Gwen has used her words to frame me into belonging. This is storytelling at its most real; narrative at its highest power of love. As an author, I am keenly aware of the power of narrative. I struggle so often to get just the right words in place when I attempt to describe a character, because I am profoundly aware of my power as the narrator; that masterful voice tells a reader exactly what to think of any character. A reader's affection or disgust for a book's characters is based on the words in which they are framed. Narration is a form of creative power.
What Gwen has helped me to see is that this power is present in the real life, workaday world as well as the novel. Here we are, all of us telling stories about each other every day. I see now how much our relationships are formed by the narrative of our conversations, our spoken affection or disgust, our gossip (or hopefully, lack of it), our love when it spills into speech. In this light, the power of a word like "welcome." is as good as "once upon a time," because it opens the possibility of friendship, of laughter, of belonging, What crackling possibility. What creative potential, what worlds await us in the most ordinary of realms.

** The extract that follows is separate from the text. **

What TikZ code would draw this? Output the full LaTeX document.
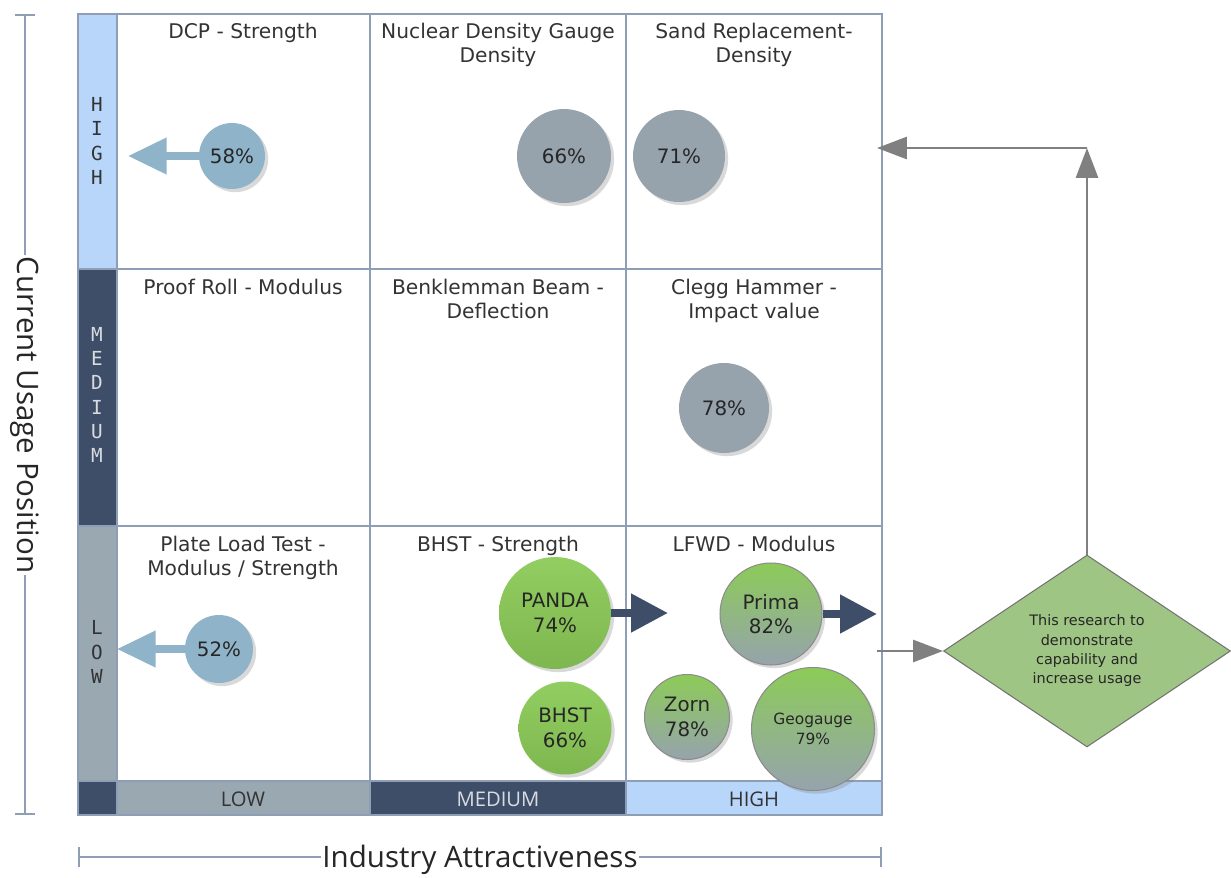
\documentclass[tikz,border=0pt]{standalone}
\usepackage{fontspec}
\setmainfont{DejaVu Sans}
\newfontfamily\axisfont{Open Sans}
\newfontfamily\letterfont{DejaVu Sans Mono}
\usepackage{tikz}
\usetikzlibrary{arrows.meta}
\usetikzlibrary{shapes.geometric}
\usetikzlibrary{shadows}

\definecolor{paleblue}{HTML}{B8D6FA}
\definecolor{navy}{HTML}{3E4E69}
\definecolor{slate}{HTML}{9AA8B2}
\definecolor{gridline}{HTML}{8E9EB4}
\definecolor{bluecirc}{HTML}{8FB4CA}
\definecolor{graycirc}{HTML}{96A3AD}
\definecolor{greencirc}{HTML}{8CCB58}
\definecolor{diamondgreen}{HTML}{9FC585}
\definecolor{darktext}{HTML}{333333}

\begin{document}
\begin{tikzpicture}[x=0.02cm, y=-0.02cm,
    cell/.style={draw=gridline, line width=1.1pt},
    title/.style={anchor=north, inner sep=0pt, align=center, text=darktext, font=\fontsize{11.5}{13.6}\selectfont},
    rowtag/.style={inner sep=0pt, align=center, font=\letterfont\fontsize{11}{13.8}\selectfont},
    coltag/.style={inner sep=0pt, font=\axisfont\fontsize{11.5}{13}\selectfont},
    bubble/.style={circle, inner sep=0pt, align=center, text=black!85, font=\fontsize{11.3}{14}\selectfont,
        drop shadow={shadow xshift=1.8pt, shadow yshift=-1.8pt, opacity=0.3}},
    mixbubble/.style={bubble, draw=black!45, line width=0.6pt, top color=greencirc, bottom color=graycirc},
    bluearrow/.style={draw=bluecirc, line width=4pt, -{Triangle[length=22pt, width=20pt]}},
    navyarrow/.style={draw=navy, line width=4.5pt, -{Triangle[length=21pt, width=21pt]}},
    flow/.style={draw=black!50, line width=1.6pt, -{Triangle[length=17pt, width=12.5pt]}},
    axisline/.style={draw=gridline, line width=0.9pt, {Bar[width=11pt]}-{Bar[width=11pt]}}
]
    \useasboundingbox (0,0) rectangle (1231,877);

    % coloured bands
    \fill[paleblue] (78,14) rectangle (117,269);
    \fill[navy] (78,269) rectangle (117,526);
    \fill[slate] (78,526) rectangle (117,781);
    \fill[navy] (78,781) rectangle (117,815);
    \fill[slate] (117,781) rectangle (370,815);
    \fill[navy] (370,781) rectangle (626,815);
    \fill[paleblue] (626,781) rectangle (882,815);

    % grid
    \draw[cell] (78,14) rectangle (882,815);
    \draw[cell] (117,14) -- (117,815);
    \draw[cell] (370,14) -- (370,815);
    \draw[cell] (626,14) -- (626,815);
    \draw[cell] (78,269) -- (882,269);
    \draw[cell] (78,526) -- (882,526);
    \draw[cell] (78,781) -- (882,781);

    \node[rowtag, text=darktext] (rowHigh) at (97,141) {H\\I\\G\\H};
    \node[rowtag, text=white!80!navy] (rowMed) at (97,395) {M\\E\\D\\I\\U\\M};
    \node[rowtag, text=darktext] (rowLow) at (97,652) {L\\O\\W};
    \node[coltag, text=darktext] (colLow) at (243,799) {LOW};
    \node[coltag, text=white!80!navy] (colMed) at (498,799) {MEDIUM};
    \node[coltag, text=darktext] (colHigh) at (754,799) {HIGH};

    % cell titles
    \node[title] (dcp) at (243,23) {DCP - Strength};
    \node[title] (nuclear) at (498,23) {Nuclear Density Gauge\\Density};
    \node[title] (sand) at (754,23) {Sand Replacement-\\Density};
    \node[title] (proof) at (243,279) {Proof Roll - Modulus};
    \node[title] (benk) at (498,279) {Benklemman Beam -\\Deflection};
    \node[title] (clegg) at (754,279) {Clegg Hammer -\\Impact value};
    \node[title] (plate) at (243,536) {Plate Load Test -\\Modulus / Strength};
    \node[title] (bhstT) at (498,536) {BHST - Strength};
    \node[title] (lfwd) at (754,536) {LFWD - Modulus};

    % bubbles
    \node[bubble, fill=bluecirc, minimum size=1.32cm] (c58) at (232,156) {58\%};
    \node[bubble, fill=graycirc, minimum size=1.88cm] (c66) at (564,156) {66\%};
    \node[bubble, fill=graycirc, minimum size=1.84cm] (c71) at (679,156) {71\%};
    \node[bubble, fill=graycirc, minimum size=1.8cm] (c78) at (724,408) {78\%};
    \node[bubble, fill=bluecirc, minimum size=1.36cm] (c52) at (219,649) {52\%};
    \node[bubble, top color=greencirc!95!white, bottom color=greencirc!90!black, minimum size=2.24cm] (panda) at (555,613) {PANDA\\74\%};
    \node[bubble, top color=greencirc!95!white, bottom color=greencirc!90!black, minimum size=1.86cm] (bhst) at (565,728) {BHST\\66\%};
    \node[mixbubble, minimum size=2.04cm] (prima) at (771,614) {Prima\\82\%};
    \node[mixbubble, minimum size=1.7cm] (zorn) at (687,717) {Zorn\\78\%};
    \node[mixbubble, minimum size=2.46cm, font=\fontsize{8.8}{11}\selectfont] (geo) at (813,729) {Geogauge\\79\%};

    \coordinate (tip58) at (128,156);
    \coordinate (tip52) at (117,649);
    \coordinate (tipPanda) at (668,613);
    \coordinate (tipPrima) at (877,614);
    \draw[bluearrow] (c58.west) -- (tip58);
    \draw[bluearrow] (c52.west) -- (tip52);
    \draw[navyarrow] (panda.east) -- (tipPanda);
    \draw[navyarrow] (prima.east) -- (tipPrima);

    % research diamond and feedback
    \node[diamond, draw=black!55, fill=diamondgreen, line width=0.6pt, minimum width=5.74cm, minimum height=3.84cm,
        inner sep=0pt, align=center, text=black!85, font=\fontsize{8.2}{11}\selectfont] (goal) at (1087,651)
        {This research to\\demonstrate\\capability and\\increase usage};
    \coordinate (feedIn) at (877,651);
    \coordinate (turn) at (1087,148);
    \coordinate (backIn) at (877,148);
    \draw[flow] (feedIn) -- (goal.west);
    \draw[flow] (goal.north) -- (turn);
    \draw[flow] (turn) -- (backIn);

    % axes
    \coordinate (yTop) at (25,14);
    \coordinate (yBot) at (25,815);
    \coordinate (xLeft) at (78,857);
    \coordinate (xRight) at (882,857);
    \draw[axisline] (yTop) -- (yBot);
    \draw[axisline] (xLeft) -- (xRight);
    \node[fill=white, inner sep=1pt, rotate=-90, text=black!85, font=\axisfont\fontsize{16.8}{20}\selectfont] (usage) at (25,415) {Current Usage Position};
    \node[fill=white, inner sep=1pt, text=black!85, font=\axisfont\fontsize{16.8}{20}\selectfont] (attract) at (480,860) {Industry Attractiveness};
\end{tikzpicture}
\end{document}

I love that all people - writers, readers, or not - are made to be storytellers. And I think that all God-lovers are required see themselves in this light. We begin with the understanding that God is the first Storyteller of our lives, the one whose narration in Scripture set the scene of the world, sketched our identity, revealed our parts as heroes, heroines... or villains. But I think we partner with him in narration. Faith is one kind of buoyant of storytelling; we speak what we know is true and cannot see. But so is love. Love is a powerful form of narration. Love chooses to speak what is possible about the people it describes. Love narrates lonely people into families. Love uses every word of its story to tell all people into grace. I have decided that I want the narrative I tell about other people to be a hospitable sort, one that tells people into my life as Gwen told me into hers. I want there to be a fireside feel to conversation, a sort of pull-up-a-chair invitation in my words. I want to say to each person that happens into my days, "come on in, I'm going to tell you into my story."
And by God's grace, it'll be a good one.
This is a repost from 2010. Larla has since passed away, but until the day she died, I was "her girl." I have been thinking a lot lately about the way in which our words set the stage for the story we live, and for the story into which we invite the people around us. I've seen a lot of discord this year. And I know that words can kill off a friendship like a cheap character in a novel, or they can tell a hungry soul into the story of fellowship, the story of love. May we all be narrators like Gwen.